EXERCISE PROMPT
Give the material once more, word for word, without any images.

********

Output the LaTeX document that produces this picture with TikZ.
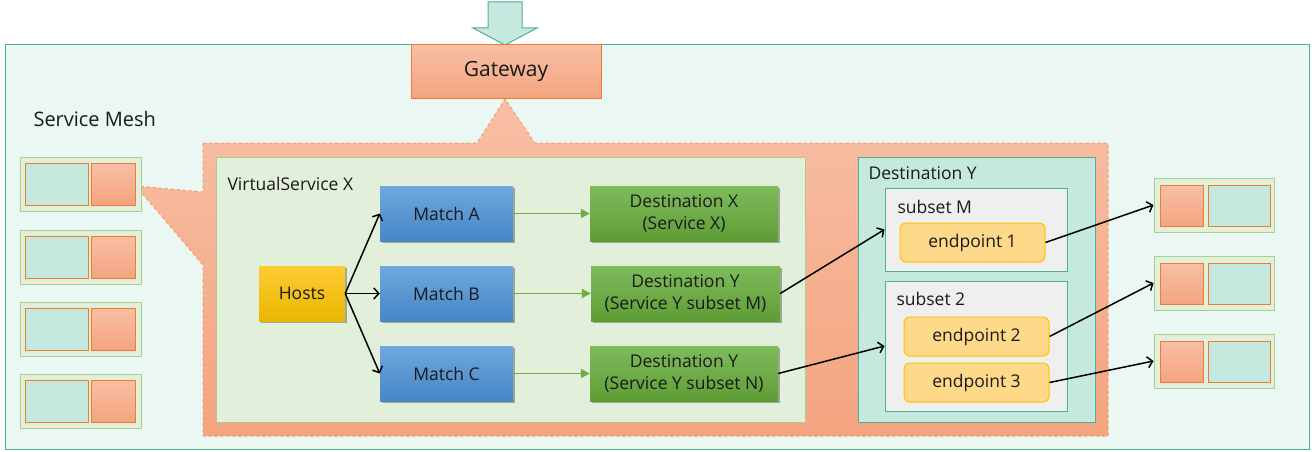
\documentclass[tikz,border=0pt]{standalone}
\usepackage{fontspec}
\setmainfont{Open Sans}
\usepackage{tikz}
\usetikzlibrary{positioning,arrows.meta,shadows}

\definecolor{meshfill}{HTML}{EAF7F2}
\definecolor{meshline}{HTML}{4FAF9B}
\definecolor{tealfill}{HTML}{C5E9DE}
\definecolor{salA}{HTML}{F8BFA5}
\definecolor{salB}{HTML}{F4A47F}
\definecolor{orline}{HTML}{ED7D31}
\definecolor{vsfill}{HTML}{E2EFDA}
\definecolor{vsline}{HTML}{A9D18E}
\definecolor{blueA}{HTML}{6EA8DE}
\definecolor{blueB}{HTML}{4686C6}
\definecolor{greenA}{HTML}{7EBC5C}
\definecolor{greenB}{HTML}{5E9D35}
\definecolor{greenarr}{HTML}{70AD47}
\definecolor{yellowA}{HTML}{FFCB35}
\definecolor{yellowB}{HTML}{E9B700}
\definecolor{epfill}{HTML}{FFD98A}
\definecolor{epline}{HTML}{FFC000}
\definecolor{subfill}{HTML}{EFEFEF}
\definecolor{txt}{HTML}{1A1A1A}

\tikzset{
  box/.style={rectangle, minimum height=55, text=txt, inner sep=2pt,
    drop shadow={shadow xshift=1.5pt, shadow yshift=-1.5pt, opacity=0.3, fill=black}},
  matchbox/.style={box, top color=blueA, bottom color=blueB, minimum width=133},
  destbox/.style={box, top color=greenA, bottom color=greenB, minimum width=188, align=center},
  hostbox/.style={box, top color=yellowA, bottom color=yellowB, minimum width=86},
  epbox/.style={rectangle, rounded corners=6, fill=epfill, draw=epline, line width=1pt,
    minimum width=145, minimum height=39, text=txt},
  subbox/.style={rectangle, fill=subfill, draw=meshline, line width=1pt, minimum width=182},
  podbox/.style={rectangle, fill=vsfill, draw=vsline, line width=1pt},
  cell/.style={draw=orline, line width=1pt},
  hostarrow/.style={draw=black, line width=1.5pt, -{Straight Barb[length=5pt,width=11pt]}},
  greenarrow/.style={draw=greenarr, line width=1.6pt, -{Triangle[length=9pt,width=9pt]}}
}

\begin{document}
\begin{tikzpicture}[x=1pt,y=-1pt,font=\fontsize{17.5}{22}\selectfont]
\useasboundingbox (0,0) rectangle (1314,452);
\fill[white] (0,0) rectangle (1314,452);

% mesh
\draw[fill=meshfill, draw=meshline, line width=1pt] (5,45) rectangle (1309,449);
\node[anchor=west, text=txt, font=\fontsize{20}{24}\selectfont] (meshlabel) at (30,119) {Service Mesh};

% ingress arrow
\draw[fill=tealfill, draw=meshline, line width=1pt]
  (488,2) -- (522,2) -- (522,28) -- (537,28) -- (505,45) -- (473,28) -- (488,28) -- cycle;

% callout region
\path[top color=salA, bottom color=salB, draw=salB!80!orline, dashed, line width=1pt]
  (203,143) -- (477,143) -- (505,99) -- (535,143) -- (1108,143) -- (1108,436)
  -- (203,436) -- (203,265) -- (136,186) -- (203,192) -- cycle;

\node[top color=salA, bottom color=salB, draw=orline, line width=1pt, minimum width=190,
  minimum height=53, text=txt, font=\fontsize{21}{24}\selectfont] (gateway) at (506,71.5) {Gateway};

% virtual service
\draw[fill=vsfill, draw=vsline, line width=1pt] (216,157) rectangle (805,422);
\node[anchor=west, text=txt] (vslabel) at (224,184) {VirtualService X};

\node[hostbox] (hosts) at (302,293.5) {Hosts};
\node[matchbox] (ma) at (446.5,213.5) {Match A};
\node[matchbox] (mb) at (446.5,293.5) {Match B};
\node[matchbox] (mc) at (446.5,373.5) {Match C};
\node[destbox] (dx) at (684,213.5) {Destination X\\(Service X)};
\node[destbox, minimum width=189] (dym) at (685.5,293.5) {Destination Y\\(Service Y subset M)};
\node[destbox] (dyn) at (684,373.5) {Destination Y\\(Service Y subset N)};

\draw[hostarrow] (hosts.east) -- (ma.west);
\draw[hostarrow] (hosts.east) -- (mb.west);
\draw[hostarrow] (hosts.east) -- (mc.west);
\draw[greenarrow] (ma) -- (dx);
\draw[greenarrow] (mb.east) -- (mb.east -| dym.west);
\draw[greenarrow] (mc) -- (dyn);

% destination rule
\draw[fill=tealfill, draw=meshline, line width=1pt] (858,157) rectangle (1095,422);
\node[anchor=west, text=txt] (dylabel) at (865,173) {Destination Y};

\node[subbox, minimum height=83] (subm) at (976,229.5) {};
\node[anchor=west, text=txt] at (894,207) {subset M};
\node[epbox] (ep1) at (972.5,242.5) {endpoint 1};

\node[subbox, minimum height=130] (sub2) at (976,346) {};
\node[anchor=west, text=txt] at (893,299) {subset 2};
\node[epbox] (ep2) at (976.5,336.5) {endpoint 2};
\node[epbox] (ep3) at (976.5,382.5) {endpoint 3};

\draw[hostarrow] (dym.east) -- (subm.west);
\draw[hostarrow] (dyn.east) -- (sub2.west);

% pods
\foreach \y in {157,230,302,374}{
  \draw[podbox] (20,\y) rectangle (141,\y+54);
  \draw[cell, fill=tealfill] (25,\y+6) rectangle (88,\y+48);
  \draw[cell, top color=salA, bottom color=salB] (91,\y+6) rectangle (135,\y+48);
}
\foreach \y [count=\i] in {178,256,334}{
  \node[podbox, minimum width=120, minimum height=54] (pod\i) at (1214,\y+27) {};
  \draw[cell, top color=salA, bottom color=salB] (1160,\y+7) rectangle (1203,\y+48);
  \draw[cell, fill=tealfill] (1208,\y+7) rectangle (1270,\y+48);
}

\draw[hostarrow] (ep1.east) -- (pod1.west);
\draw[hostarrow] (ep2.east) -- (pod2.west);
\draw[hostarrow] (ep3.east) -- (pod3.west);
\end{tikzpicture}
\end{document}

********

THE RESULT
Output the LaTeX document that produces this picture with TikZ.
\documentclass[tikz,border=0pt]{standalone}
\usepackage{fontspec}
\setmainfont{Open Sans}
\usepackage{tikz}
\usetikzlibrary{positioning,arrows.meta,shadows}

\definecolor{meshfill}{HTML}{EAF7F2}
\definecolor{meshline}{HTML}{4FAF9B}
\definecolor{tealfill}{HTML}{C5E9DE}
\definecolor{salA}{HTML}{F8BFA5}
\definecolor{salB}{HTML}{F4A47F}
\definecolor{orline}{HTML}{ED7D31}
\definecolor{vsfill}{HTML}{E2EFDA}
\definecolor{vsline}{HTML}{A9D18E}
\definecolor{blueA}{HTML}{6EA8DE}
\definecolor{blueB}{HTML}{4686C6}
\definecolor{greenA}{HTML}{7EBC5C}
\definecolor{greenB}{HTML}{5E9D35}
\definecolor{greenarr}{HTML}{70AD47}
\definecolor{yellowA}{HTML}{FFCB35}
\definecolor{yellowB}{HTML}{E9B700}
\definecolor{epfill}{HTML}{FFD98A}
\definecolor{epline}{HTML}{FFC000}
\definecolor{subfill}{HTML}{EFEFEF}
\definecolor{txt}{HTML}{1A1A1A}

\tikzset{
  box/.style={rectangle, minimum height=55, text=txt, inner sep=2pt,
    drop shadow={shadow xshift=1.5pt, shadow yshift=-1.5pt, opacity=0.3, fill=black}},
  matchbox/.style={box, top color=blueA, bottom color=blueB, minimum width=133},
  destbox/.style={box, top color=greenA, bottom color=greenB, minimum width=188, align=center},
  hostbox/.style={box, top color=yellowA, bottom color=yellowB, minimum width=86},
  epbox/.style={rectangle, rounded corners=6, fill=epfill, draw=epline, line width=1pt,
    minimum width=145, minimum height=39, text=txt},
  subbox/.style={rectangle, fill=subfill, draw=meshline, line width=1pt, minimum width=182},
  podbox/.style={rectangle, fill=vsfill, draw=vsline, line width=1pt},
  cell/.style={draw=orline, line width=1pt},
  hostarrow/.style={draw=black, line width=1.5pt, -{Straight Barb[length=5pt,width=11pt]}},
  greenarrow/.style={draw=greenarr, line width=1.6pt, -{Triangle[length=9pt,width=9pt]}}
}

\begin{document}
\begin{tikzpicture}[x=1pt,y=-1pt,font=\fontsize{17.5}{22}\selectfont]
\useasboundingbox (0,0) rectangle (1314,452);
\fill[white] (0,0) rectangle (1314,452);

% mesh
\draw[fill=meshfill, draw=meshline, line width=1pt] (5,45) rectangle (1309,449);
\node[anchor=west, text=txt, font=\fontsize{20}{24}\selectfont] (meshlabel) at (30,119) {Service Mesh};

% ingress arrow
\draw[fill=tealfill, draw=meshline, line width=1pt]
  (488,2) -- (522,2) -- (522,28) -- (537,28) -- (505,45) -- (473,28) -- (488,28) -- cycle;

% callout region
\path[top color=salA, bottom color=salB, draw=salB!80!orline, dashed, line width=1pt]
  (203,143) -- (477,143) -- (505,99) -- (535,143) -- (1108,143) -- (1108,436)
  -- (203,436) -- (203,265) -- (136,186) -- (203,192) -- cycle;

\node[top color=salA, bottom color=salB, draw=orline, line width=1pt, minimum width=190,
  minimum height=53, text=txt, font=\fontsize{21}{24}\selectfont] (gateway) at (506,71.5) {Gateway};

% virtual service
\draw[fill=vsfill, draw=vsline, line width=1pt] (216,157) rectangle (805,422);
\node[anchor=west, text=txt] (vslabel) at (224,184) {VirtualService X};

\node[hostbox] (hosts) at (302,293.5) {Hosts};
\node[matchbox] (ma) at (446.5,213.5) {Match A};
\node[matchbox] (mb) at (446.5,293.5) {Match B};
\node[matchbox] (mc) at (446.5,373.5) {Match C};
\node[destbox] (dx) at (684,213.5) {Destination X\\(Service X)};
\node[destbox, minimum width=189] (dym) at (685.5,293.5) {Destination Y\\(Service Y subset M)};
\node[destbox] (dyn) at (684,373.5) {Destination Y\\(Service Y subset N)};

\draw[hostarrow] (hosts.east) -- (ma.west);
\draw[hostarrow] (hosts.east) -- (mb.west);
\draw[hostarrow] (hosts.east) -- (mc.west);
\draw[greenarrow] (ma) -- (dx);
\draw[greenarrow] (mb.east) -- (mb.east -| dym.west);
\draw[greenarrow] (mc) -- (dyn);

% destination rule
\draw[fill=tealfill, draw=meshline, line width=1pt] (858,157) rectangle (1095,422);
\node[anchor=west, text=txt] (dylabel) at (865,173) {Destination Y};

\node[subbox, minimum height=83] (subm) at (976,229.5) {};
\node[anchor=west, text=txt] at (894,207) {subset M};
\node[epbox] (ep1) at (972.5,242.5) {endpoint 1};

\node[subbox, minimum height=130] (sub2) at (976,346) {};
\node[anchor=west, text=txt] at (893,299) {subset 2};
\node[epbox] (ep2) at (976.5,336.5) {endpoint 2};
\node[epbox] (ep3) at (976.5,382.5) {endpoint 3};

\draw[hostarrow] (dym.east) -- (subm.west);
\draw[hostarrow] (dyn.east) -- (sub2.west);

% pods
\foreach \y in {157,230,302,374}{
  \draw[podbox] (20,\y) rectangle (141,\y+54);
  \draw[cell, fill=tealfill] (25,\y+6) rectangle (88,\y+48);
  \draw[cell, top color=salA, bottom color=salB] (91,\y+6) rectangle (135,\y+48);
}
\foreach \y [count=\i] in {178,256,334}{
  \node[podbox, minimum width=120, minimum height=54] (pod\i) at (1214,\y+27) {};
  \draw[cell, top color=salA, bottom color=salB] (1160,\y+7) rectangle (1203,\y+48);
  \draw[cell, fill=tealfill] (1208,\y+7) rectangle (1270,\y+48);
}

\draw[hostarrow] (ep1.east) -- (pod1.west);
\draw[hostarrow] (ep2.east) -- (pod2.west);
\draw[hostarrow] (ep3.east) -- (pod3.west);
\end{tikzpicture}
\end{document}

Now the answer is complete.